- Outfielder
- Born: February 15, 1962 (age 63) Kingston, Jamaica
- Batted: RightThrew: Right

MLB debut
- April 12, 1988, for the Chicago Cubs

Last MLB appearance
- September 30, 1990, for the Montreal Expos

MLB statistics
- Batting average: .254
- Home runs: 9
- Runs batted in: 42

Teams
- Chicago Cubs (1988); Cincinnati Reds (1989–1990); Montreal Expos (1990);

= Rolando Roomes =

Jamaican baseball player (born 1962)

Rolando Audley Roomes (born February 15, 1962) is a Jamaican former professional baseball player. He played in Major League Baseball primarily as an outfielder from 1988 to 1990. He played for the Chicago Cubs, Cincinnati Reds, and Montreal Expos.

==Early life==
Roomes was born in Kingston, Jamaica to Vincent and Enid Roomes. He has three brothers. Roomes played cricket as a child, then graduated to baseball after his family relocated to Bushwick, in Brooklyn, New York. He went to Beach Channel High School in Rockaway Park, where he was signed by the Chicago Cubs (on July 14, 1980) as an amateur free agent. His minor league career featured high batting average and strikeout totals. In 1987, Roomes played for the AA Pittsfield Cubs and had a .308 batting average with 135 strikeouts, and followed that up in 1988 with a .301 batting average and 134 strikeouts for the AAA Iowa Cubs.

==Major league career==
Roomes remained in the minor leagues for 8 seasons until he made his Major league debut at age 26 on April 12, 1988 as a pinch runner for Jerry Mumphrey in a 7-5 Cubs road loss to the St. Louis Cardinals. He finished the season with 17 games played for the Cubs. On December 8, 1988, he was traded to the Cincinnati Reds for Lloyd McClendon. On May 3, 1989, the Reds called up Roomes, who remained on the major league roster for most of the season, playing 107 games and hitting .263.

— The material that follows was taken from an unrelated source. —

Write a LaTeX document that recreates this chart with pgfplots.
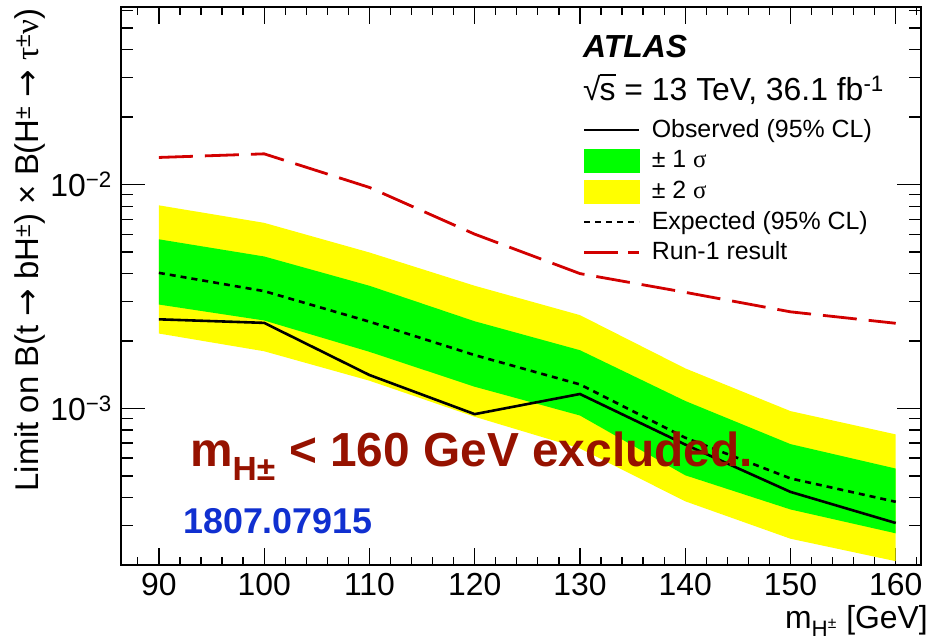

In 1990 Roomes continued to struggle with strikeouts, and the Reds had acquired outfielders Billy Hatcher, then later Glenn Braggs. After hitting .213 with two home runs and seven runs RBI's in 60 plate appearances, he was released by the Reds, who went on to win the 1990 World Series. On the same day the Reds released him, June 18, 1990, he was claimed on waivers by the Montreal Expos. He appeared in 16 games for the Expos, hitting .286 in 15 plate appearances. It was his final year in the big leagues, with the Expos releasing him in December 1990. Roomes retired after the 1991, splitting time between the minor league Portland Beavers and Denver Zephyrs.